What Kadosh loves about sfinge, and doesn’t like about the average doughnut, is its simplicity. Crisp, fried dough, the crunch of sugar, the creamy filling that should ooze throughout, but not overflow and make a mess.
“I hate the stuff on top of the doughnut, when they try to make it into a cupcake,” she said, not naming names, but referring to certain Israeli bakeries that are big on toppings and syringes full of cream. “Cupcakes are one of the things I hate most. But yeast and fried dough, I love.”
In fact, she starts most days with three or four doughnuts. For real.
Making doughnuts at Kadosh is a long process, with the dough set to rise overnight in order to avoid a strong taste of yeast, and less of an oily, fat flavor in the dough, thanks to the liquors that help push the oil away. Each doughnut is given its own crown, whether it’s gold-dusted pecans, candied jellies, dehydrated fruits or fruit marshmallows. Those touches are Keren’s speciality, answering her love of making candy, but without the space to fully indulge in that art.
Itzik Kadosh opens each morning at 4:30 a.m., starting all the doughs for the morning pastries, and opening downstairs at 7 a.m., when the regulars come in for croissants and coffee at the bakery, which is located just a short walk from Mamilla and the Old City.
“We’re very different from other places,” said Kadosh, which has 12 staff members and stays open until 11:30 every night, for the latecomers who want to eat her handmade pasta, but may not get to taste any pastries, as they may have been eaten up by then.
The couple came to their life’s work by way of family — it was Itzik’s father, an eighth-generation Jerusalemite raised in the Old City, who first opened Kadosh in 1967 as a bakery specializing in central European pastries, even though he himself knew very little about cream puffs. When Keren and Itzik took over about 14 years ago, they hadn’t had a chance to learn everything from Itzik’s ailing father, and were left with dozens of recipes that said little more than “800 eggs” and “800 kilos of flour.”
“It was a puzzle,” said Keren Kadosh, but they broached it together and slowly learned the ropes, liking the challenges that the work brought them. They eventually took workshops in Europe, and spent hours deciphering the original recipes and figuring out their own specialities.

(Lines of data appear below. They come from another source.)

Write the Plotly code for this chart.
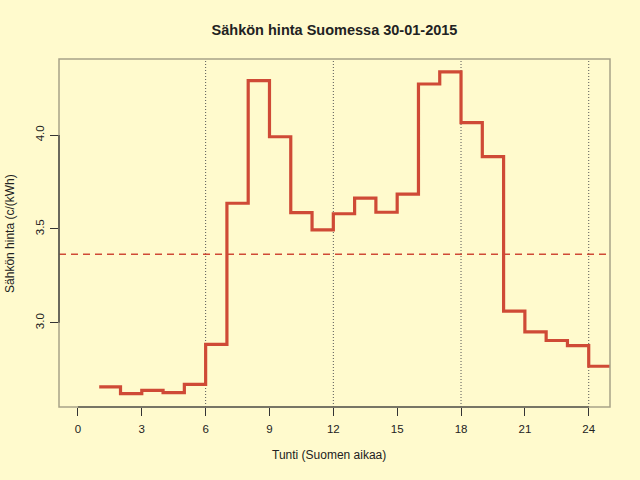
import numpy as np
import plotly.graph_objects as go

# Tuntihinnat 30-01-2015 (c/kWh), tunti 1..24
tunnit = list(range(1, 25))
hinnat = [2.659, 2.623, 2.641, 2.629, 2.673, 2.885,
          3.637, 4.290, 3.991, 3.587, 3.495, 3.581,
          3.664, 3.589, 3.685, 4.272, 4.336, 4.066,
          3.885, 3.062, 2.952, 2.906, 2.879, 2.769]

x_ticks = [0, 3, 6, 9, 12, 15, 18, 21, 24]
y_ticks = [3.0, 3.5, 4.0]
grid_x = [6, 12, 18, 24]

bg = "#FFFACD"
red = "#CF4A36"
box_col = "#A8A288"
ink = "#222222"
font = "Liberation Sans, Arial, sans-serif"

keskiarvo = float(np.mean(hinnat))

# viimeinen tunti jatkuu tunnin loppuun asti
x_step = tunnit + [tunnit[-1] + 1]
y_step = hinnat + [hinnat[-1]]

fig = go.Figure()
fig.add_trace(go.Scatter(
    x=x_step, y=y_step, mode="lines",
    line=dict(color=red, width=3.2, shape="hv"),
    hoverinfo="skip", showlegend=False,
))

shapes = []
for gx in grid_x:
    shapes.append(dict(type="line", xref="x", yref="paper", x0=gx, x1=gx, y0=0, y1=1,
                       line=dict(color="#555555", width=1, dash="1px,2px"), layer="below"))
shapes.append(dict(type="line", xref="paper", yref="y", x0=0, x1=0.994,
                   y0=keskiarvo, y1=keskiarvo,
                   line=dict(color=red, width=1.5, dash="7px,5px")))
# laatikko
shapes.append(dict(type="rect", xref="paper", yref="paper", x0=0, x1=1, y0=0, y1=1,
                   line=dict(color=box_col, width=1.5)))
# akselit
shapes.append(dict(type="line", xref="x", yref="paper", x0=x_ticks[0], x1=x_ticks[-1],
                   y0=0, y1=0, line=dict(color="#333333", width=1.2)))
shapes.append(dict(type="line", xref="paper", yref="y", x0=0, x1=0,
                   y0=y_ticks[0], y1=y_ticks[-1], line=dict(color="#333333", width=1.2)))

fig.update_layout(
    width=640, height=480,
    margin=dict(l=59, r=30, t=59, b=73),
    paper_bgcolor=bg, plot_bgcolor=bg,
    font=dict(family=font, size=12, color=ink),
    title=dict(text="<b>Sähkön hinta Suomessa 30-01-2015</b>", xref="paper", x=0.5,
               xanchor="center", y=0.9375, yanchor="middle",
               font=dict(size=14.5, color=ink)),
    shapes=shapes,
    annotations=[
        dict(text="Tunti (Suomen aikaa)", xref="paper", yref="paper", x=0.49, y=-0.138,
             xanchor="center", yanchor="middle", showarrow=False, font=dict(size=12)),
        dict(text="Sähkön hinta (c/(kWh)", xref="paper", yref="paper", x=-0.089, y=0.5,
             textangle=-90, xanchor="center", yanchor="middle", showarrow=False,
             font=dict(size=12)),
    ],
)

fig.update_xaxes(
    range=[-0.89, 25], tickvals=x_ticks, ticktext=[str(t) for t in x_ticks],
    ticks="outside", ticklen=8, tickcolor="#333333", tickwidth=1,
    showgrid=False, zeroline=False, showline=False,
    tickfont=dict(size=11.5, color=ink), ticklabelstandoff=3,
)
fig.update_yaxes(
    range=[2.552, 4.405], tickvals=y_ticks, ticktext=["3.0", "3.5", "4.0"],
    ticks="outside", ticklen=8, tickcolor="#333333", tickwidth=1,
    showgrid=False, zeroline=False, showline=False, tickangle=-90,
    tickfont=dict(size=11.5, color=ink), ticklabelstandoff=1,
)

# sivun oletusmarginaali pois, jotta kuva täyttää ikkunan
fig.write_html("out.html", config={"displayModeBar": False},
               post_script="document.body.style.margin='0';")
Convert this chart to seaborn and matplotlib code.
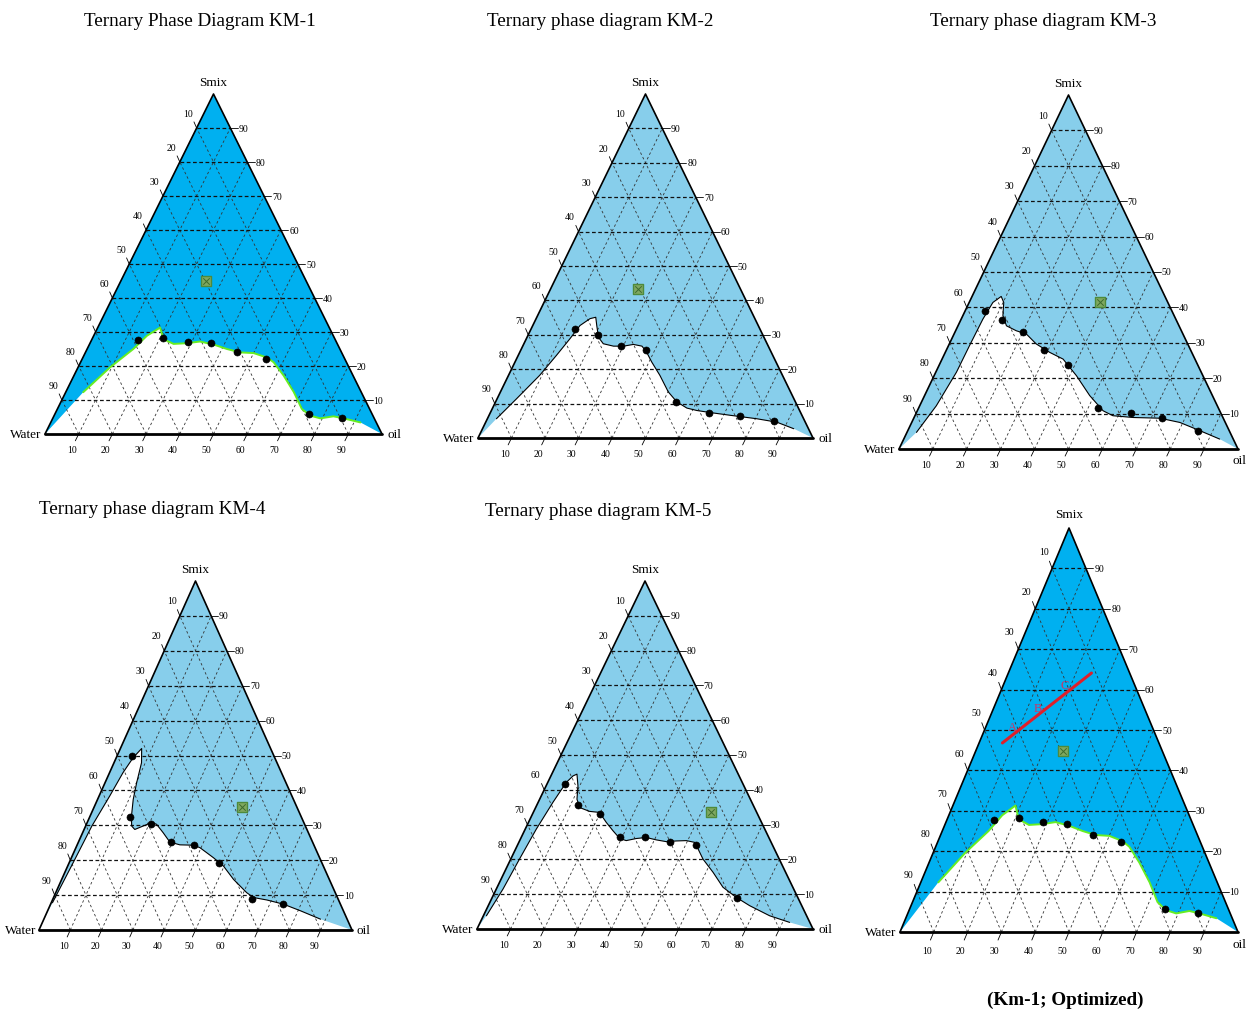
import numpy as np
import matplotlib
matplotlib.use('Agg')
import matplotlib.pyplot as plt
import seaborn as sns

sns.set_theme(style='white')
plt.rcParams['font.family'] = ['Liberation Serif', 'DejaVu Serif']
plt.rcParams['text.color'] = 'black'

# Data: (oil %, Smix %); water = 100 - oil - smix
km1_curve_oil = [5.2, 9.5, 13.7, 15.8, 18.5, 21.2, 24.9, 28.7, 32.4, 36.9, 41.5, 45.9, 50.0,
                 54.6, 57.3, 62.2, 67.7, 72.5, 76.0, 79.4, 83.0, 86.3, 91.9]
km1_curve_smix = [12.3, 19.6, 25.0, 28.9, 31.3, 27.9, 26.5, 26.7, 27.2, 26.3, 25.0, 24.0, 23.8,
                  22.5, 21.1, 17.2, 12.3, 7.4, 5.4, 4.6, 5.2, 4.6, 3.4]
km1_dot_oil = [13.9, 21.0, 28.7, 36.0, 45.0, 54.4, 75.4, 85.7]
km1_dot_smix = [27.6, 28.2, 27.2, 26.7, 24.0, 22.2, 5.8, 4.7]

km2_curve_oil = [2.7, 5.8, 9.3, 11.4, 13.0, 14.1, 16.1, 17.6, 19.1, 21.3, 23.7, 27.1, 30.1, 32.8,
                 35.6, 37.8, 40.8, 45.2, 50.1, 54.1, 58.0, 61.3, 65.6, 72.0, 80.4, 86.9, 92.9]
km2_curve_smix = [5.6, 11.4, 18.2, 24.0, 28.8, 32.7, 34.7, 35.1, 32.7, 29.3, 27.4, 26.7, 26.7, 27.2,
                  26.7, 25.0, 22.1, 18.2, 13.4, 10.5, 8.7, 8.0, 7.4, 6.6, 5.6, 4.6, 2.7]
km2_dot_oil = [13.1, 20.8, 29.3, 37.3, 53.9, 65.2, 75.1, 86.0]
km2_dot_smix = [31.6, 29.8, 26.7, 25.7, 10.5, 7.3, 6.4, 4.8]

km3_curve_oil = [2.8, 4.9, 6.1, 6.2, 6.4, 7.0, 8.6, 10.2, 11.8, 14.3, 17.9, 21.3, 25.6, 30.8,
                 35.7, 42.0, 48.7, 54.8, 58.4, 64.6, 72.6, 79.1, 86.1, 93.2]
km3_curve_smix = [4.7, 12.2, 21.7, 29.2, 36.7, 41.4, 43.1, 41.4, 37.7, 34.8, 33.4, 32.5, 29.7, 27.3,
                  25.4, 20.7, 15.1, 10.8, 9.4, 8.9, 8.7, 7.5, 5.2, 2.8]
km3_dot_oil = [5.8, 12.1, 20.1, 28.7, 38.0, 52.9, 63.3, 73.2, 85.6]
km3_dot_smix = [38.9, 36.5, 33.0, 28.1, 23.8, 11.7, 10.1, 8.7, 5.2]

km4_curve_oil = [0.4, 1.2, 2.0, 3.4, 4.3, 5.4, 6.8, 8.8, 10.1, 11.4, 13.2, 14.7, 16.2, 18.4, 20.6,
                 22.4, 25.7, 29.2, 32.8, 37.2, 39.6, 45.4, 49.8, 54.9, 61.0, 63.9, 68.5, 74.4,
                 80.8, 88.4]
km4_curve_smix = [7.8, 18.3, 29.8, 38.4, 45.1, 49.4, 52.0, 47.9, 42.2, 37.4, 32.7, 29.8, 28.8, 29.8,
                  30.8, 30.3, 27.9, 25.2, 24.4, 24.3, 23.6, 20.7, 18.3, 14.5, 10.7, 9.3, 8.6, 7.4,
                  5.5, 3.1]
km4_dot_oil = [4.6, 12.8, 20.5, 29.4, 37.4, 47.9, 63.4, 74.2]
km4_dot_smix = [50.0, 32.5, 30.5, 25.3, 24.3, 19.3, 9.0, 7.4]

km5_curve_oil = [0.9, 2.0, 2.6, 3.3, 4.4, 5.5, 6.6, 7.5, 9.5, 11.1, 13.1, 16.6, 19.7, 23.2, 26.4,
                 29.5, 31.7, 34.4, 37.2, 40.6, 43.8, 46.7, 49.6, 52.3, 54.3, 57.2, 62.1, 67.2,
                 72.6, 77.8, 85.2, 92.1]
km5_curve_smix = [3.8, 11.5, 20.1, 28.7, 36.4, 42.1, 44.0, 44.5, 41.1, 37.3, 34.9, 33.8, 33.5, 30.6,
                  28.2, 26.0, 25.4, 26.0, 26.3, 25.6, 25.1, 25.3, 25.4, 24.9, 23.0, 20.1, 16.3,
                  12.0, 9.1, 6.7, 3.8, 1.9]
km5_dot_oil = [5.2, 12.2, 20.0, 29.5, 36.8, 45.0, 53.0, 73.1]
km5_dot_smix = [41.8, 35.7, 33.0, 26.3, 26.3, 25.1, 24.1, 8.8]

# small green formulation marker (oil, smix) for each panel
marker_oil = [25.3, 26.2, 38.5, 47.1, 52.7, 25.8]
marker_smix = [45.1, 43.4, 41.4, 35.3, 33.7, 44.9]

# optimised dilution line and points A, B, C (Km-1 optimized)
opt_line_oil = [6.9, 24.6]
opt_line_smix = [46.8, 64.1]
opt_labels = ['A', 'B', 'C']
opt_label_oil = [7.8, 13.2, 18.0]
opt_label_smix = [50.8, 55.4, 61.2]

titles = ['Ternary Phase Diagram KM-1', 'Ternary phase diagram KM-2', 'Ternary phase diagram KM-3',
          'Ternary phase diagram KM-4', 'Ternary phase diagram KM-5', '(Km-1; Optimized)']
ticks = list(range(10, 100, 10))


def tern(oil, smix):
    oil = np.asarray(oil, dtype=float)
    smix = np.asarray(smix, dtype=float)
    return oil + smix / 2, smix


def draw_panel(ax, c_oil, c_smix, d_oil, d_smix, m_oil, m_smix, fill, edge, oil_at_edge=False):
    ax.set_xlim(0, 100)
    ax.set_ylim(0, 100)
    ax.axis('off')
    ax.fill([0, 100, 50], [0, 0, 100], color=fill, lw=0, zorder=1)
    wx, wy = tern([0] + c_oil + [100], [0] + c_smix + [0])
    ax.fill(wx, wy, color='white', lw=0, zorder=2)

    # grid
    for v in ticks:
        ax.plot([v / 2, 100 - v / 2], [v, v], color='#111111', lw=0.9, ls=(0, (3, 2)), zorder=3)
        ax.plot([v, v + (100 - v) / 2], [0, 100 - v], color='#333333', lw=0.6, ls=(0, (3, 3)), zorder=3)
        ax.plot([100 - v, (100 - v) / 2], [0, 100 - v], color='#333333', lw=0.6, ls=(0, (3, 3)), zorder=3)

    # phase boundary
    bx, by = tern(c_oil, c_smix)
    sns.lineplot(x=bx, y=by, sort=False, estimator=None, color=edge, lw=1.4 if edge != 'black' else 0.8,
                 ax=ax, legend=False, zorder=4)
    dx, dy = tern(d_oil, d_smix)
    sns.scatterplot(x=dx, y=dy, color='black', s=26, edgecolor='black', ax=ax, legend=False, zorder=5)
    mx, my = tern([m_oil], [m_smix])
    ax.scatter(mx, my, marker='s', s=55, facecolor='#7fa860', edgecolor='#4e8a3c', lw=1, zorder=5)
    ax.scatter(mx, my, marker='x', s=22, color='#3d6b2e', lw=0.7, zorder=6)

    # outline
    ax.plot([0, 50, 100], [0, 100, 0], color='black', lw=1.2, zorder=6, clip_on=False)
    ax.plot([0, 100], [0, 0], color='black', lw=2, zorder=6, clip_on=False)

    # ticks and labels
    for v in ticks:
        ax.plot([v, v - 1], [0, -2], color='black', lw=0.6, clip_on=False)
        ax.text(v - 2, -4.5, str(v), fontsize=7, ha='center', va='center')
        rx, ry = 100 - v / 2, v
        ax.plot([rx, rx + 2.2], [ry, ry], color='black', lw=0.6, clip_on=False)
        ax.text(rx + 2.5, ry, str(v), fontsize=7, ha='left', va='center')
        lx, ly = 50 - v / 2, 100 - v
        ax.plot([lx, lx - 0.8], [ly, ly + 1.8], color='black', lw=0.6, clip_on=False)
        ax.text(lx - 2.5, ly + 4.3, str(v), fontsize=7, ha='center', va='center')
    ax.text(50, 103.5, 'Smix', fontsize=9.5, ha='center', va='center')
    ax.text(-1, 0, 'Water', fontsize=9.5, ha='right', va='center')
    if oil_at_edge:
        ax.text(102.5, -1.5, 'oil', fontsize=9.5, ha='right', va='top')
    else:
        ax.text(101.5, 0, 'oil', fontsize=9.5, ha='left', va='center')


fig = plt.figure(figsize=(12.48, 10.12), dpi=100)
W, H = 1248, 1012
# (left x, base y, width, height) in pixels
boxes = [(45, 435, 337, 340), (478, 439, 335, 344), (899, 450, 339, 354),
         (39, 931, 313, 349), (477, 930, 336, 348), (900, 933, 338, 404)]
curves = [(km1_curve_oil, km1_curve_smix, km1_dot_oil, km1_dot_smix),
          (km2_curve_oil, km2_curve_smix, km2_dot_oil, km2_dot_smix),
          (km3_curve_oil, km3_curve_smix, km3_dot_oil, km3_dot_smix),
          (km4_curve_oil, km4_curve_smix, km4_dot_oil, km4_dot_smix),
          (km5_curve_oil, km5_curve_smix, km5_dot_oil, km5_dot_smix),
          (km1_curve_oil, km1_curve_smix, km1_dot_oil, km1_dot_smix)]
fills = ['#00b0f0', '#87ceeb', '#87ceeb', '#87ceeb', '#87ceeb', '#00b0f0']
edges = ['#66ee22', 'black', 'black', 'black', 'black', '#66ee22']

axes = []
for i, (x0, yb, w, h) in enumerate(boxes):
    ax = fig.add_axes([x0 / W, 1 - yb / H, w / W, h / H])
    c_oil, c_smix, d_oil, d_smix = curves[i]
    draw_panel(ax, c_oil, c_smix, d_oil, d_smix, marker_oil[i], marker_smix[i], fills[i], edges[i],
               oil_at_edge=(i in (2, 5)))
    axes.append(ax)

# optimised line on last panel
ax = axes[5]
lx, ly = tern(opt_line_oil, opt_line_smix)
ax.plot(lx, ly, color='#e01f2a', lw=2.2, zorder=7)
tx, ty = tern(opt_label_oil, opt_label_smix)
for lab, x, y in zip(opt_labels, tx, ty):
    ax.text(x, y, lab, color='#cc3366', fontsize=9, ha='center', va='center', zorder=8)

# titles
title_pos = [(200, 22), (600, 22), (1043, 22), (152, 510), (598, 512), (1065, 1000)]
for t, (x, y) in zip(titles, title_pos):
    fig.text(x / W, 1 - y / H, t, fontsize=13.8, ha='center', va='center',
             fontweight='bold' if t.startswith('(') else 'normal')

fig.savefig('out.png', dpi=100)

“I don’t write anything down,” said Keren Kadosh, “but Itzik is very orderly. I bake the way I cook, a little of this, and a little of that.”
When a fabric store closed next door, they expanded Kadosh, and found that their customers — a dedicated bunch, for the most part — drove their menu, whether with demands for Keren’s handmade pasta or butter-rich pastries.
“We didn’t expect how crazy it would get,” she said, looking around the space, which is packed, as always. “It’s always full, and we don’t decide what happens here, the customers do it.”
They enjoy what they do, and can’t imagine opening another branch, given the kind of dedication and hours necessary to complete their workday. With four sons, age 13 and down, the menu at home is usually meat, said Keren Kadosh, although Shabbat morning breakfast always includes crunchy nut and cinnamon babkas, cream puffs, a fruit tart and some kind of chocolate cake.
“We can’t live without our cake,” she said.
For now, the Kadoshes are pleased with their process of pursuing perfection, as Kadosh said, “I’d rather that it’s the best it can be.”
And for those come to buy their sufganiyot on Hanukkah, said Keren, they should come and buy a bunch “and take bites. Because there will be so many to choose from.”
Kadosh sufganiyot range in price from NIS 7 for jelly and NIS 8 for caramel-filled doughnuts to NIS 16 for the crofin and other speciality doughnuts. Kadosh, 6 Shlomzion Hamalka Street, Jerusalem, open 7 a.m.-11:30 p.m.